“How do we make users return to our website?”. I always hear clients asking this question at kick off meetings. Its the million dollar question. I used to think hard about how to solve this problem and try to invent some new creative solutions to satisfy my client’s thirst for retuning users.
I used to pitch designing an “engaging website” that contains animations and interactivity to only find these sizzling sites fade over time to a lame and annoying experiences that drive users away. Then the web took on a new phase that we called Web 2.0, where users drove content and the social aspects of our interactions grew to new levels. That is when I started pitching social interactions on client’s websites, such as the ability to let users comment and rate things. I thought that was the ultimate answer to the returning users problem. Build a community around the client’s business and users will flock back again and again.

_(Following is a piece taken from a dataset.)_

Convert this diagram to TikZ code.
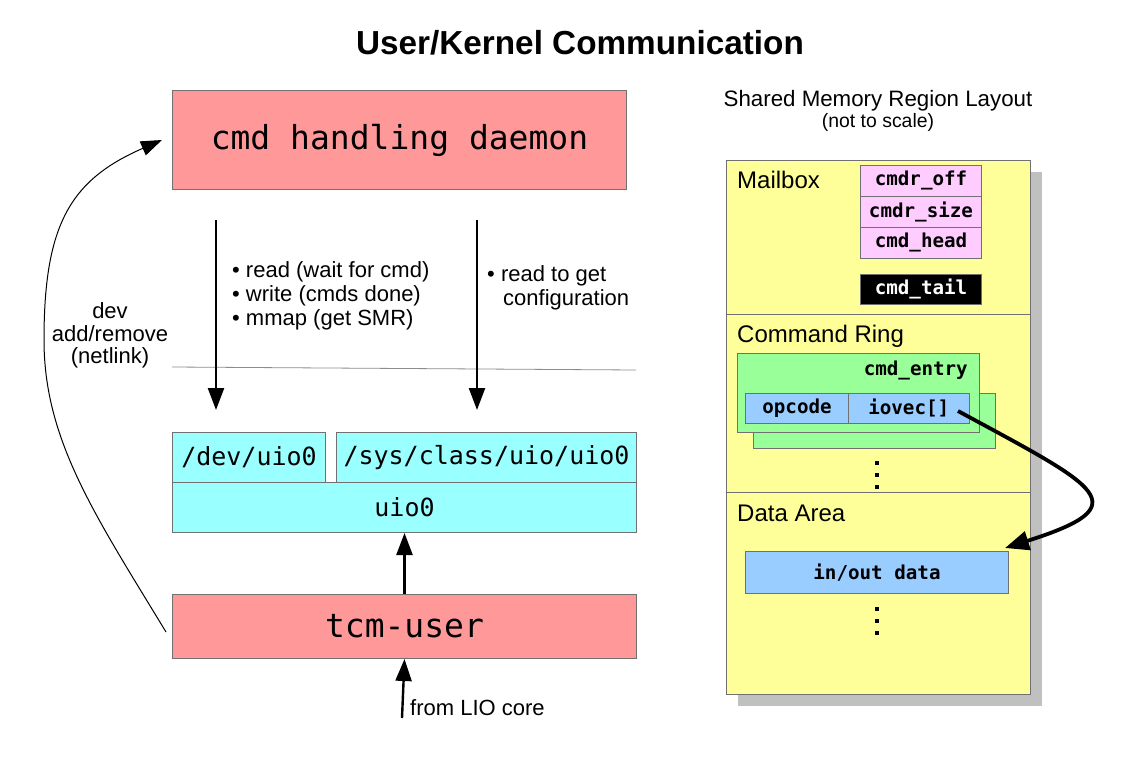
\documentclass[tikz,border=0pt]{standalone}
\usepackage{fontspec}
\setmainfont{Liberation Sans}
\newfontfamily\monof{DejaVu Sans Mono}
\usetikzlibrary{arrows.meta}
\definecolor{salmon}{HTML}{FF9999}
\definecolor{cyanbox}{HTML}{99FFFF}
\definecolor{yellowbox}{HTML}{FFFF99}
\definecolor{pinkbox}{HTML}{FFCCFF}
\definecolor{greenbox}{HTML}{99FF99}
\definecolor{bluebox}{HTML}{99CCFF}
\definecolor{shadowgray}{HTML}{C0C0C0}
\definecolor{bordergray}{HTML}{707070}
\begin{document}
\begin{tikzpicture}[x=1pt,y=-1pt,
  bx/.style={draw=bordergray, line width=1pt, inner sep=0pt, anchor=north west},
  bigmono/.style={font=\monof\fontsize{33}{40}\selectfont},
  midmono/.style={font=\monof\fontsize{25}{30}\selectfont},
  memmono/.style={font=\monof\bfseries\fontsize{19.2}{23}\selectfont},
  body/.style={inner sep=0pt, font=\fontsize{22}{26}\selectfont},
  section/.style={inner sep=0pt, anchor=base west, font=\fontsize{24}{28}\selectfont},
  downarrow/.style={line width=2.4pt, -{Triangle[length=22pt,width=16pt]}},
  thinarrow/.style={line width=1pt, -{Triangle[length=21pt,width=15pt]}},
  thickarrow/.style={line width=3.8pt, -{Triangle[length=24pt,width=19pt]}},
  dotsq/.style={fill=black}]
\useasboundingbox (0,0) rectangle (1140,776);
\fill[white] (0,0) rectangle (1140,776);

% title
\node[inner sep=0pt, anchor=base, font=\bfseries\fontsize{33.3}{38}\selectfont] (title) at (580,55) {User/Kernel Communication};

% left side
\node[bx, fill=salmon, minimum width=454pt, minimum height=99pt, bigmono] (daemon) at (172,90) {cmd handling daemon};
\node[bx, fill=cyanbox, minimum width=153pt, minimum height=50pt, midmono] (dev) at (172,432) {/dev/uio0};
\node[bx, fill=cyanbox, minimum width=300pt, minimum height=50pt, midmono] (sys) at (336,432) {/sys/class/uio/uio0};
\node[bx, fill=cyanbox, minimum width=464pt, minimum height=50pt, midmono] (uio) at (172,482) {uio0};
\node[bx, fill=salmon, minimum width=464pt, minimum height=64pt, bigmono] (tcm) at (172,594) {tcm-user};

\draw[bordergray!80, line width=0.8pt] (172,367) -- (636,370);

\coordinate (d1s) at (216,220);
\coordinate (d1e) at (216,410);
\coordinate (d2s) at (477,220);
\coordinate (d2e) at (477,410);
\draw[downarrow] (d1s) -- (d1e);
\draw[downarrow] (d2s) -- (d2e);

\node[body, anchor=base west] (b1) at (232,277) {• read (wait for cmd)};
\node[body, anchor=base west] (b2) at (232,301) {• write (cmds done)};
\node[body, anchor=base west] (b3) at (232,325) {• mmap (get SMR)};
\node[body, anchor=base west] (c1) at (487,281) {• read to get};
\node[body, anchor=base west] (c2) at (503,305) {configuration};

\draw[downarrow] (tcm.north) -- (uio.south);
\coordinate (lio) at (402,718);
\draw[downarrow] (lio) -- (tcm.south);
\node[body, anchor=base west] (liotext) at (410,715) {from LIO core};

\coordinate (nlstart) at (166,632);
\coordinate (nlend) at (162,140);
\draw[thinarrow] (nlstart) .. controls (95,515) and (44,440) .. (44,340)
   .. controls (44,225) and (70,180) .. (nlend);
\node[body, anchor=base] (n1) at (110,318) {dev};
\node[body, anchor=base] (n2) at (110,341) {add/remove};
\node[body, anchor=base] (n3) at (110,363) {(netlink)};

% right side
\node[inner sep=0pt, anchor=base, font=\fontsize{22.3}{26}\selectfont] (smr) at (878,106) {Shared Memory Region Layout};
\node[inner sep=0pt, anchor=base, font=\fontsize{19.4}{23}\selectfont] (nts) at (878,127) {(not to scale)};

\fill[shadowgray] (738,172) rectangle (1042,706);
\node[bx, fill=yellowbox, minimum width=304pt, minimum height=534pt] (mem) at (726,160) {};
\draw[bordergray, line width=1pt] (726,314) -- (1030,314);
\draw[bordergray, line width=1pt] (726,492.5) -- (1030,492.5);

\node[section] (mailbox) at (737,188) {Mailbox};
\node[bx, fill=pinkbox, minimum width=121pt, minimum height=31pt, memmono] (off) at (860,164.5) {cmdr\_off};
\node[bx, fill=pinkbox, minimum width=121pt, minimum height=31pt, memmono] (size) at (860,195.5) {cmdr\_size};
\node[bx, fill=pinkbox, minimum width=121pt, minimum height=31pt, memmono] (head) at (860,226.5) {cmd\_head};
\node[bx, fill=black, text=white, minimum width=121pt, minimum height=30.5pt, memmono] (tail) at (860,273.5) {cmd\_tail};

\node[section] (ring) at (737,342) {Command Ring};
\node[bx, fill=greenbox, minimum width=241.5pt, minimum height=55pt] (entry2) at (753,392.5) {};
\node[bx, fill=greenbox, minimum width=241.5pt, minimum height=79pt] (entry1) at (737,352.5) {};
\node[inner sep=0pt, anchor=east, memmono] (entrylbl) at (968,370) {cmd\_entry};
\node[bx, fill=bluebox, minimum width=103pt, minimum height=30pt, memmono] (opcode) at (745,392.5) {opcode};
\node[bx, fill=bluebox, minimum width=120.5pt, minimum height=30pt, memmono] (iovec) at (848,392.5) {iovec[]};

\fill[dotsq] (875,461) rectangle (879,465);
\fill[dotsq] (875,473) rectangle (879,477);
\fill[dotsq] (875,485) rectangle (879,489);

\node[section] (data) at (737,521) {Data Area};
\node[bx, fill=bluebox, minimum width=263pt, minimum height=42pt, memmono] (inout) at (745,551) {in/out data};

\fill[dotsq] (875,607) rectangle (879,611);
\fill[dotsq] (875,619) rectangle (879,623);
\fill[dotsq] (875,631) rectangle (879,635);

\coordinate (ptrstart) at (958,411);
\coordinate (ptrend) at (1005,548);
\draw[thickarrow] (ptrstart) .. controls (1100,488) and (1140,505) .. (ptrend);
\end{tikzpicture}
\end{document}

However, with all these different solutions that I helped pitch, I never witnessed a revolutionary spike in the amount of returning users for those clients. Why is that?
The reality is users don’t really want to revisit your website unless they need something from you that is essential to maintaining their everyday workflow. What do I mean by that you may ask. Well, users are called “users” for a reason… they need to “use” something to stay engaged. People need tools to help them make their lives easier, not some cool animation to look at or a rating from people they don’t know on things they don’t care about.
Think about it, what are the most visited websites on the Internet today? Google, Facebook, Amazon, YouTube. Google is naturally the most visited website in the world because it provides the most important tool of all “Search” in addition to all the other useful Google products.
Facebook is so popular because it provides users with the capability to keep track of the important individuals in their lives and help them stay connected by giving them the “tools” to share the important things that are happening in their lives.
If your site is basically an information portal about your organization, then chances are you won’t really get that many returning users wether you like it or not. The solution is to give users something a lot more meaningful and useful to use. if you really don’t have that to offer, then you should just provide the best experience on your website and serve users to the best of your ability and leave that great impression so that one day they might need you for some reason again or they would recommend you to a friend because your website was so great and easy to use.